— begin Listed entries —
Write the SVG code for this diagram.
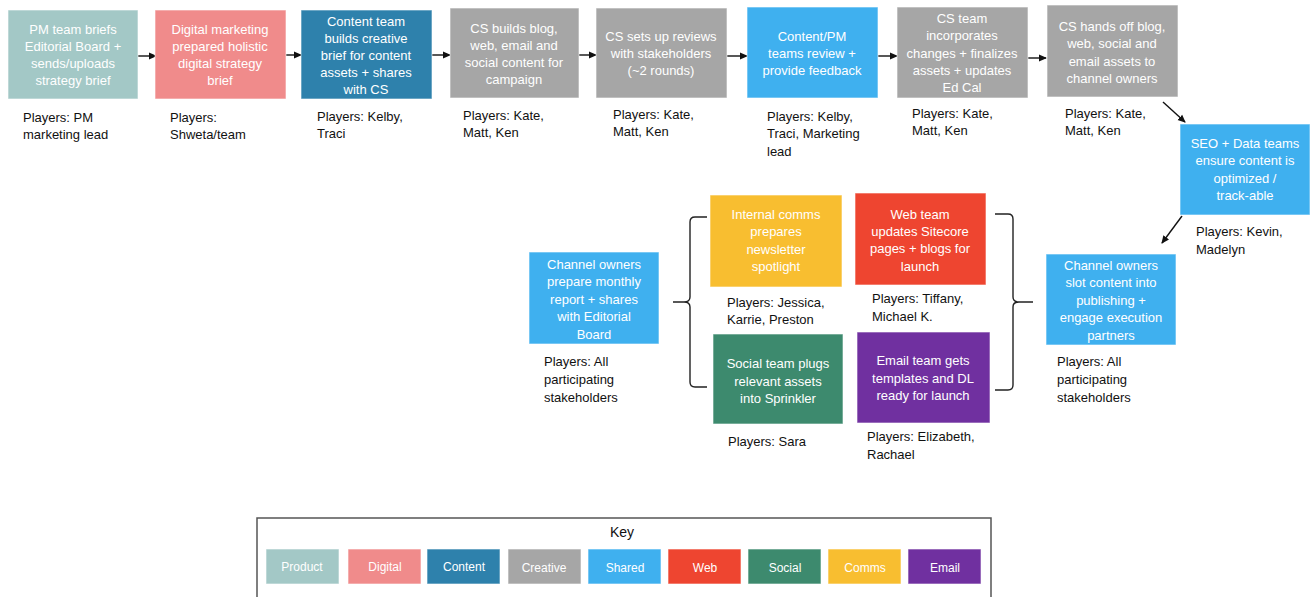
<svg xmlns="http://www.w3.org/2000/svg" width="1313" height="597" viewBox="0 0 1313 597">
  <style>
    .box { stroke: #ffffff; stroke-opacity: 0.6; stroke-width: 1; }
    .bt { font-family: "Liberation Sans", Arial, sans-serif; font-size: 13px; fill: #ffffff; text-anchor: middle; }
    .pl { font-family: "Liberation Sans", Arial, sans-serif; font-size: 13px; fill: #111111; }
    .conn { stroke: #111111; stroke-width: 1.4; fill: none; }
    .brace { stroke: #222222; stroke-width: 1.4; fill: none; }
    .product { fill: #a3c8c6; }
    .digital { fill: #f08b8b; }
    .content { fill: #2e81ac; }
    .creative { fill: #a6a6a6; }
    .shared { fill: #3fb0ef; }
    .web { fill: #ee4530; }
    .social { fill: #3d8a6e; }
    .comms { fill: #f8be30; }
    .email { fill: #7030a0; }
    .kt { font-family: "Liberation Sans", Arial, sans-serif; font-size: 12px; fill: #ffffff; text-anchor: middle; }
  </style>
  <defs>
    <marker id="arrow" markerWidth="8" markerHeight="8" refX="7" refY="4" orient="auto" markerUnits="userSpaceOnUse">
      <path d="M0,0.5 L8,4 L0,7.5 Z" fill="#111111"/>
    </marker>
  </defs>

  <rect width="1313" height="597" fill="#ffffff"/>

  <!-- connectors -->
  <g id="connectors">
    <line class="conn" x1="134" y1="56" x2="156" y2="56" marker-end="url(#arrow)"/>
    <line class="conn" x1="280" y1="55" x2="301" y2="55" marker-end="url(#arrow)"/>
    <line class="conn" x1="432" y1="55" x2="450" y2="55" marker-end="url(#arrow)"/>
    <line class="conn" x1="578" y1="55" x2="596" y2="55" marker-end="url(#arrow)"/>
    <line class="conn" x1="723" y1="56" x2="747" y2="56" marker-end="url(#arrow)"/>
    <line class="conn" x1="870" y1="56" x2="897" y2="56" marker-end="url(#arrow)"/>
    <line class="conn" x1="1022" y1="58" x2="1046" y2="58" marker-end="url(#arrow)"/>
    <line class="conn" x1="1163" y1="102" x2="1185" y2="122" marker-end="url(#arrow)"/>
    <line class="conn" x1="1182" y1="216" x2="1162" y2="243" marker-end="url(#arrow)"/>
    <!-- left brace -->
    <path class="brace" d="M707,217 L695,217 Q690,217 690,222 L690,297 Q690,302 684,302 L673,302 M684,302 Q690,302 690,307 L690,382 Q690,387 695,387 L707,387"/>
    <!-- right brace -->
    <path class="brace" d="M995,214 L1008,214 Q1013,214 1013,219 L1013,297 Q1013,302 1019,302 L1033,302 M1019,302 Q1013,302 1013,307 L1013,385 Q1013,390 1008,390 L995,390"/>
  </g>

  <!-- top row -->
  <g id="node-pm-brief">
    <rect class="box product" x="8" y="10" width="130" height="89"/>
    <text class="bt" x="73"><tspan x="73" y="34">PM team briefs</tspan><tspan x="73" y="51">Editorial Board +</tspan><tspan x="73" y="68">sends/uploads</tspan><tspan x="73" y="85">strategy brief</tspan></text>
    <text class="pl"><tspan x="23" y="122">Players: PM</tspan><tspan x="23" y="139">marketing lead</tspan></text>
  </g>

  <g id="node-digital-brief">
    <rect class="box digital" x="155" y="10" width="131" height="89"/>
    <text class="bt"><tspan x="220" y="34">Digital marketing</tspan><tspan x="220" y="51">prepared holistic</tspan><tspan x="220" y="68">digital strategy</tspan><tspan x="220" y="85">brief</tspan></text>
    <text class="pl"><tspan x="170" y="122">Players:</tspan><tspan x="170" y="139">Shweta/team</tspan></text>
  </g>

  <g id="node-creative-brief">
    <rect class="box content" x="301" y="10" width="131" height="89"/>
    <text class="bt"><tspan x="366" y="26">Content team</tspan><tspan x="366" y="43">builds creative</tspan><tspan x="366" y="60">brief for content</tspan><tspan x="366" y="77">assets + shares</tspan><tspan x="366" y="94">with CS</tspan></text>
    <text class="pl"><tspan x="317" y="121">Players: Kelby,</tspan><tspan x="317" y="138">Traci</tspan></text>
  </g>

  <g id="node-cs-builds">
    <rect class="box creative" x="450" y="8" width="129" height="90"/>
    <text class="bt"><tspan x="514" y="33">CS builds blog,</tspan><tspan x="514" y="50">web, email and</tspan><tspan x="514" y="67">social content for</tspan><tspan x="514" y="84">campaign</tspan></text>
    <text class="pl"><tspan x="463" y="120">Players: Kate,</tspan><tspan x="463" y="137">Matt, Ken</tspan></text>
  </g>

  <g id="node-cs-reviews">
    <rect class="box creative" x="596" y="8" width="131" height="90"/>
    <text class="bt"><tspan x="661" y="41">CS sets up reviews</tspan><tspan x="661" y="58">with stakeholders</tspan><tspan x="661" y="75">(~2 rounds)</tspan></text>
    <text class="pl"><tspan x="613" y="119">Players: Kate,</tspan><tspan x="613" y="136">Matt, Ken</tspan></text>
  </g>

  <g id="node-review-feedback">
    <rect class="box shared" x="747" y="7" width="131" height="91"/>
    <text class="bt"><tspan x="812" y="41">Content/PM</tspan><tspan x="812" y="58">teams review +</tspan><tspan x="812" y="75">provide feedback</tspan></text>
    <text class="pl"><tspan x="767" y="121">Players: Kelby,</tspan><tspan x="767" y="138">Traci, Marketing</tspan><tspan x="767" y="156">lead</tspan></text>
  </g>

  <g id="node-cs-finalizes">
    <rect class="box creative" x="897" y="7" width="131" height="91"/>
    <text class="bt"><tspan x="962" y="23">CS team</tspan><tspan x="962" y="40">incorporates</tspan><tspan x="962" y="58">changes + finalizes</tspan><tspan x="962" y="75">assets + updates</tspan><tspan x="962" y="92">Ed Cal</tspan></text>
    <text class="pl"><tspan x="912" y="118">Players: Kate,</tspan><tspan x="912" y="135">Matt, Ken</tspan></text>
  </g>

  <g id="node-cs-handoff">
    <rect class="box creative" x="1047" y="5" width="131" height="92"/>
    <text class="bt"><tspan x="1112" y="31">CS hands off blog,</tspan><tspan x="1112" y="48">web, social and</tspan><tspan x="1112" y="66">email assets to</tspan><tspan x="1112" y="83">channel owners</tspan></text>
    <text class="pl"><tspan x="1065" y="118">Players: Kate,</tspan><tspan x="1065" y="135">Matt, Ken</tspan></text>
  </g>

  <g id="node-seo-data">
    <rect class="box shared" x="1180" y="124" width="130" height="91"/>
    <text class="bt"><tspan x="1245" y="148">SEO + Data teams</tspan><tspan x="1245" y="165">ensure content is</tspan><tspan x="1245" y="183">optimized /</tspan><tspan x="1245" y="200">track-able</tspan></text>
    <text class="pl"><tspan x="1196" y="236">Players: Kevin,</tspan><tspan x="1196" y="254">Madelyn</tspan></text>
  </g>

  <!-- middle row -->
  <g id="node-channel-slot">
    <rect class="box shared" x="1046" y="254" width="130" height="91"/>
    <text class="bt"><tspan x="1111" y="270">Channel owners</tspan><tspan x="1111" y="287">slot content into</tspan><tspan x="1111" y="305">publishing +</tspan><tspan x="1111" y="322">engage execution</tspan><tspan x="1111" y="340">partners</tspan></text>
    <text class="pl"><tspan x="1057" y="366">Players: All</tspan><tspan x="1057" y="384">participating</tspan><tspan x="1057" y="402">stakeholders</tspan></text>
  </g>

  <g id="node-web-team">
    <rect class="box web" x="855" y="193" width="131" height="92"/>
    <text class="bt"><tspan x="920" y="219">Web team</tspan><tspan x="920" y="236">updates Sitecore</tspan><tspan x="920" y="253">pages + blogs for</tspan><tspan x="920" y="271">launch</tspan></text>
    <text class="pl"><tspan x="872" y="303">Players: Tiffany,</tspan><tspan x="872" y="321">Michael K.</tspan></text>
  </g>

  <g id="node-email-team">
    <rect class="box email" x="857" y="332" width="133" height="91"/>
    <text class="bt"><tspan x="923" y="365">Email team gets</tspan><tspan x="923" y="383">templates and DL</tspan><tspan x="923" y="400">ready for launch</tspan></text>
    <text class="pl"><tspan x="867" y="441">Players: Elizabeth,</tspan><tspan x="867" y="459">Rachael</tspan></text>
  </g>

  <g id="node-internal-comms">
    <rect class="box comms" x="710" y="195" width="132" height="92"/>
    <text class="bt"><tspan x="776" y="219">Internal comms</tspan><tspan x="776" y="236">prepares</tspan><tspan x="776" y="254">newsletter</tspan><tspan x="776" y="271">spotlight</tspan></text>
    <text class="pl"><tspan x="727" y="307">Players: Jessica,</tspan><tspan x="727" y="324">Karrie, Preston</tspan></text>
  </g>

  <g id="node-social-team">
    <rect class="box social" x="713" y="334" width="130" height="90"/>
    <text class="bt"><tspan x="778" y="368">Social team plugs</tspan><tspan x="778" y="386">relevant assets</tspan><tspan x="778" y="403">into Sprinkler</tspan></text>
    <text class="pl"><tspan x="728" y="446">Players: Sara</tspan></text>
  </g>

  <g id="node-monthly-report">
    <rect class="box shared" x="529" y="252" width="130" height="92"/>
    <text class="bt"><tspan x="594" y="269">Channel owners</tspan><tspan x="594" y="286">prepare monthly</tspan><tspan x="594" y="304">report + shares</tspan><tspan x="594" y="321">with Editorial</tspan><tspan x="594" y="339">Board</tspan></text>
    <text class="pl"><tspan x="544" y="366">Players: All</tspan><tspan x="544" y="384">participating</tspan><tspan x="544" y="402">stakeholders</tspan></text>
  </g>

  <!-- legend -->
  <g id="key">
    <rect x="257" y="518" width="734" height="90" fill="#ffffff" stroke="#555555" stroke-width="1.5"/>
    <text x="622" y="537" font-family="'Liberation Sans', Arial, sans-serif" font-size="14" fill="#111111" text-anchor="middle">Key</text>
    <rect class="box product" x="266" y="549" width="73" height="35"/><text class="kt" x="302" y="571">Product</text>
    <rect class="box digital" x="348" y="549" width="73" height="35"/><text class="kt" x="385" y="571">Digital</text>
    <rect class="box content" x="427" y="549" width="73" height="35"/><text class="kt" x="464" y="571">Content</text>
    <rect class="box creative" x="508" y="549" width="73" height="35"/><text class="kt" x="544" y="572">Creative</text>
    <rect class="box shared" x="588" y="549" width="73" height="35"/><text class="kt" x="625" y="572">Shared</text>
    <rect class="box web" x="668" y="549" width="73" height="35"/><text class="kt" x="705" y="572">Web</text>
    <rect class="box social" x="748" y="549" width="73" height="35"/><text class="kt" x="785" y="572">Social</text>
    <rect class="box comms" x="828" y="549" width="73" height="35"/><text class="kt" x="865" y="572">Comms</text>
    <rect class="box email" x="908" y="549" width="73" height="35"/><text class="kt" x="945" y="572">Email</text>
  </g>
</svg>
— end Listed entries —
— begin Listed entries —
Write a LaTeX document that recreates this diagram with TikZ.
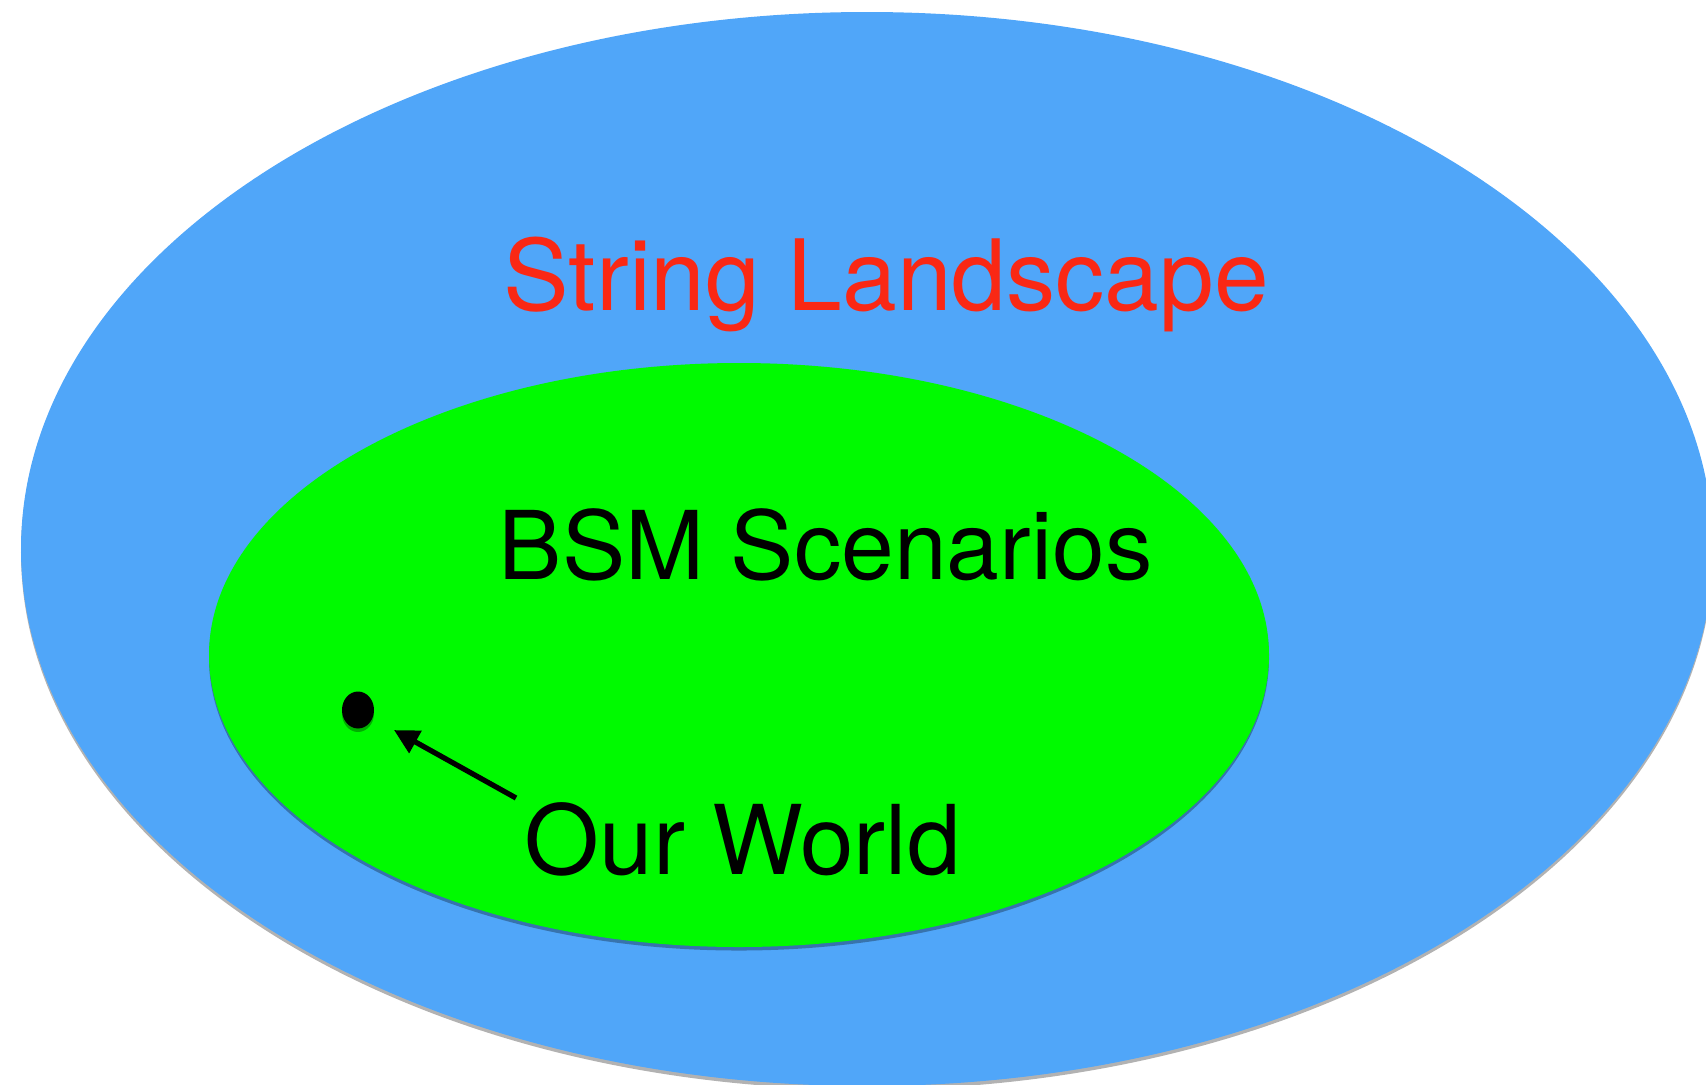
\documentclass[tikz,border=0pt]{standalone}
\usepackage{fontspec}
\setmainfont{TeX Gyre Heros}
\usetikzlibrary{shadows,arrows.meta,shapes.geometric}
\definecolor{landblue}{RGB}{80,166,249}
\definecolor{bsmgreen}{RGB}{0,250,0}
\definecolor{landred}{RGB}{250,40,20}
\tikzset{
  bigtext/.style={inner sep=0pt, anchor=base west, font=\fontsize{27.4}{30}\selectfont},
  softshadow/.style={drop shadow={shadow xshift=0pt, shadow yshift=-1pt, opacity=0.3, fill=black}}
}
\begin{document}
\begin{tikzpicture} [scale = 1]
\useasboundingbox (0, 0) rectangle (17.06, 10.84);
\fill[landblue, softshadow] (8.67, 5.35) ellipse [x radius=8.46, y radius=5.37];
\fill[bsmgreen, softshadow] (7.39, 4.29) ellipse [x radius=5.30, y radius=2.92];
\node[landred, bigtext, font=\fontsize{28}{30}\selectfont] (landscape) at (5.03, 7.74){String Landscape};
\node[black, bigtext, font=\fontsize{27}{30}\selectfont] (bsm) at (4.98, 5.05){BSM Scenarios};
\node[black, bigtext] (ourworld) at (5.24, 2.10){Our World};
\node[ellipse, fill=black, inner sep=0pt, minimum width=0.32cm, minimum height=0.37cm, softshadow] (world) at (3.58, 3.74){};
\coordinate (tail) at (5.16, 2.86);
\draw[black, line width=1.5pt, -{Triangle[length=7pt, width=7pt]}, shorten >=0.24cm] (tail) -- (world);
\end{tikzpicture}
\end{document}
— end Listed entries —
— begin Listed entries —
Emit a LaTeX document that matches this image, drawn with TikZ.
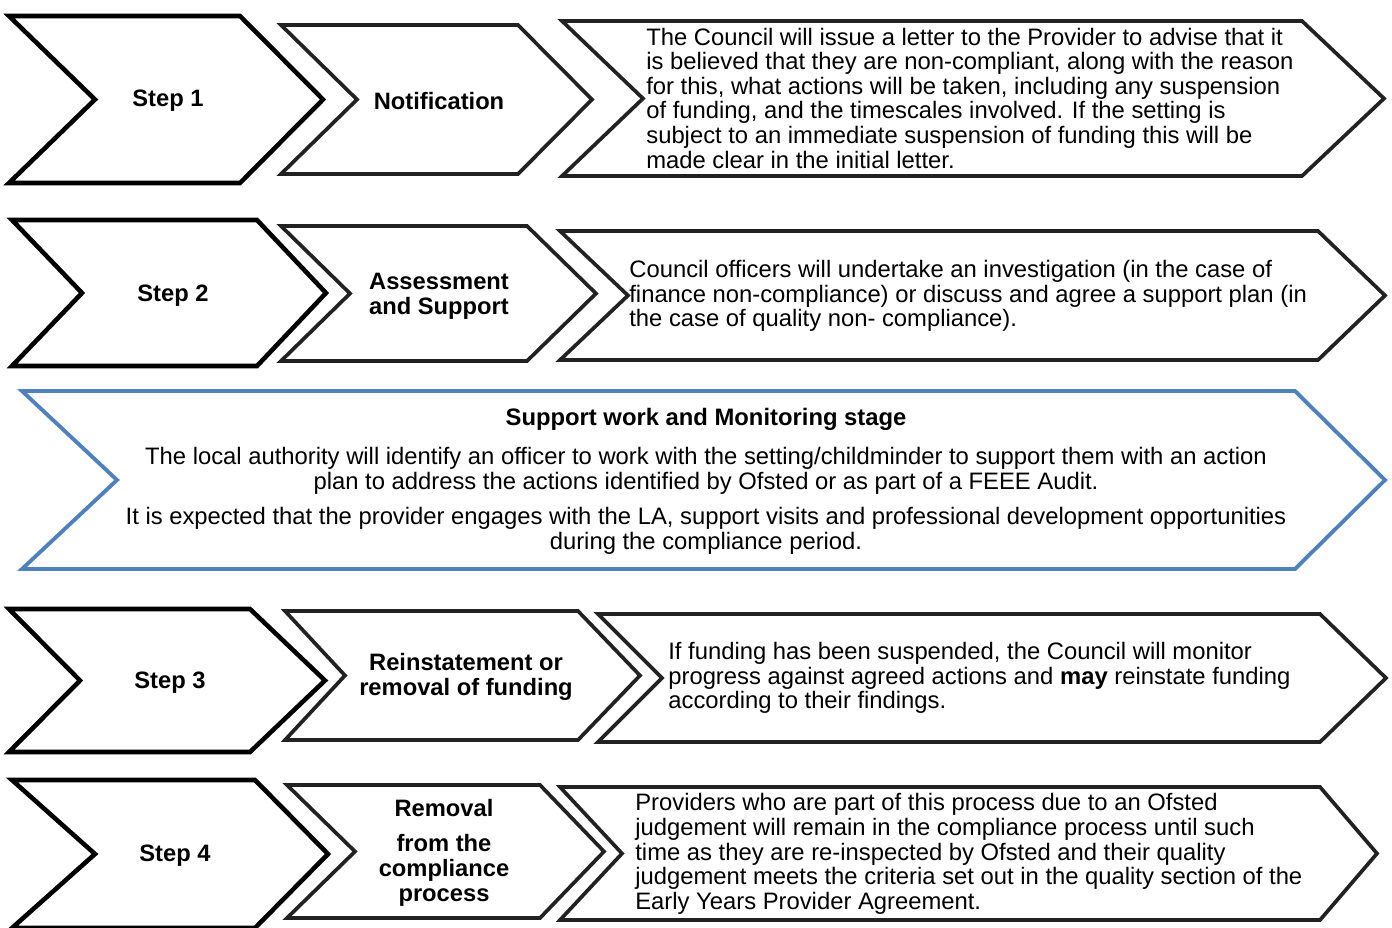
— end Listed entries —
Task requirements:
Look for "diagram" and pull out every line that has it.

Response to the task:
Write the SVG code for this diagram.
Write a LaTeX document that recreates this diagram with TikZ.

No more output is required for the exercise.